ORIENTATION TO THE VISUAL
The Theory of Change visual reads from bottom to top and conveys a logical path toward enabling our impact on children in poverty. It translates our beliefs into a well-informed, actionable approach.
Documentation, including our Global Outcomes Framework, exists outside of this summary to further describe concepts within the Theory of Change.
EXPLANATION OF THE THEORY’S LOGIC
Foundational Choices Compassion’s biblical understanding of Christ, the Church and the Child shapes all that we do. Christ’s love and grace enable change. The Church is God’s instrument to change the world. Children are created in God’s image; additionally, it is a strategic choice to focus on children. In light of this, we propose how we can best advance our mission through our Core Strategy.
What Compassion Does Compassion plays an essential role of connecting relationships. We do this because we believe God works in and through people and their connections with each other. Our work is to facilitate a network of caring individuals both local and far away, who Compassion works to know, love and connect in order to protect and enable positive development in children and youth who live in contexts of poverty. We depend mainly on local connections to surround the child, build church capacity to minister and help deepen supporter influence. We depend on far-away connections to provide needed financial support and share different cultures, interests and personalities that expand the possibilities a child might see for themselves. Local and distant connections work together to enable children to thrive.

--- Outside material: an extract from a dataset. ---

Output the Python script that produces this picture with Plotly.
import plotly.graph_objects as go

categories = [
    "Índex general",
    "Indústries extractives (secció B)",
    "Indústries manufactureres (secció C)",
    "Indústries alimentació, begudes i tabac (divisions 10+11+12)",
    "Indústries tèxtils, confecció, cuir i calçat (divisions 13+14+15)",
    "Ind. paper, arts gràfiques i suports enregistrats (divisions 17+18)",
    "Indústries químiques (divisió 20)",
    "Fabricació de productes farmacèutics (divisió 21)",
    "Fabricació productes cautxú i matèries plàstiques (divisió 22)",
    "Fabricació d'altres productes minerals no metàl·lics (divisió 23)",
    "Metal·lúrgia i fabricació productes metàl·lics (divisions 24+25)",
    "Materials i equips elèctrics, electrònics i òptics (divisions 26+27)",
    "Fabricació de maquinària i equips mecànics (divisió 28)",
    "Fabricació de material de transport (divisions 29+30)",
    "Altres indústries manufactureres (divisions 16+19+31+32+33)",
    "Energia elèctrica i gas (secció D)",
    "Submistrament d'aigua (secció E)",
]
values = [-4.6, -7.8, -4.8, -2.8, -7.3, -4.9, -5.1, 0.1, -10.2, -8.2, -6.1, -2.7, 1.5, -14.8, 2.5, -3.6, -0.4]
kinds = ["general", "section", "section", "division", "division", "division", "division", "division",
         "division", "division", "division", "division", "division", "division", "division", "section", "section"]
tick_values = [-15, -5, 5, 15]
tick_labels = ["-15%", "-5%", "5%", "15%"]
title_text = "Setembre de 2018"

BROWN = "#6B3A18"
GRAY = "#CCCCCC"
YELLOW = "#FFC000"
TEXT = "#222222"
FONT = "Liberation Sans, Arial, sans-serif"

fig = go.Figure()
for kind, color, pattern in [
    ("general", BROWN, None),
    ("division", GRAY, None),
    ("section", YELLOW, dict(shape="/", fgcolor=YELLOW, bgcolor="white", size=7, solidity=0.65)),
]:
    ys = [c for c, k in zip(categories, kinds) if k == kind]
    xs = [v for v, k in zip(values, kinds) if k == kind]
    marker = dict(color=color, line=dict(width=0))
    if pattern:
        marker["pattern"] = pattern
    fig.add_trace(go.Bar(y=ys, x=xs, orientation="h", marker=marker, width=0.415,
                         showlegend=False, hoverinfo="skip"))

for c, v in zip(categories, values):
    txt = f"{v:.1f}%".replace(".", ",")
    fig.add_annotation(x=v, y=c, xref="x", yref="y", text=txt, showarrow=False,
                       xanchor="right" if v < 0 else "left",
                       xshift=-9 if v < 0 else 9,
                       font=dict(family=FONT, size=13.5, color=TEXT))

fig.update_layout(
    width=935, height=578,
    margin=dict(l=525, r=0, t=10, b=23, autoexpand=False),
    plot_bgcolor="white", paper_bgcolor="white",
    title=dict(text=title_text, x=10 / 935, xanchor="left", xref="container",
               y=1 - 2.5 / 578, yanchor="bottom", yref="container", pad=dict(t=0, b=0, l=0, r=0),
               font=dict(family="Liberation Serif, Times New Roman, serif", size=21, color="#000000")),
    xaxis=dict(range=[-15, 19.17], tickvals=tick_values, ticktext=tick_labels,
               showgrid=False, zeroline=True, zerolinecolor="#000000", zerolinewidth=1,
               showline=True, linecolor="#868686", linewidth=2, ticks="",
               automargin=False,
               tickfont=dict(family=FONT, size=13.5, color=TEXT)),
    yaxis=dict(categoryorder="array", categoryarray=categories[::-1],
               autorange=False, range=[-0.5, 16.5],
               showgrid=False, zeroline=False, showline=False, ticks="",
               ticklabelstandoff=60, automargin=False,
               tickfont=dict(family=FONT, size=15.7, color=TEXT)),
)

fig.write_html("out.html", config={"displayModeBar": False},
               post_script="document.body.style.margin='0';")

Church Outcomes Churches that are effective in holistic child and youth development ministry share certain attributes. These include ownership, capacity and engaged resources. These characteristics enable churches to evaluate their context and select relevant programs to address the realities of children in their care.
What the Church Does Church partners receive support from Compassion’s national offices to understand their own vision and plans for children and youth. Together they assess needs in their own local context. The church considers the state of children and youth, families and the community at large. They use local perspectives, community data, inputs from families and youth, Compassion data, and more to identify priority areas. These priorities are addressed through localized programs to advance toward Youth Outcomes in age-appropriate ways.
Youth Outcomes These are the holistic attributes we believe make it possible for a young person to be released from poverty and reflect a thriving and abundant life in Christ. They enable youth to pursue their full potential and make positive differences for others so they, too, thrive. Growth in Christ, well-being, youth agency, and self-sufficiency are key themes within the Youth Outcomes. We believe that child protection is an essential condition that enables progress toward these Outcomes.
Impact Compassion’s aspiration is to see children from a context of poverty grow into adults that thrive as they follow Jesus to actively influence positive change in their world. Thriving refers to a sense of flourishing or ongoing healthy growth and development. We believe this is the abundant life Jesus mentioned in John 10:10 and is only fully enabled through a personal relationship with Him. As an individual thrives, they seek to act for the benefit of others to change negative circumstances around them. Such influence might be in the home, with extended family, through the church, in the broader community, across the nation or beyond. This contribution is the natural outflow of a transformed life that is holistically released from poverty and into Kingdom purpose.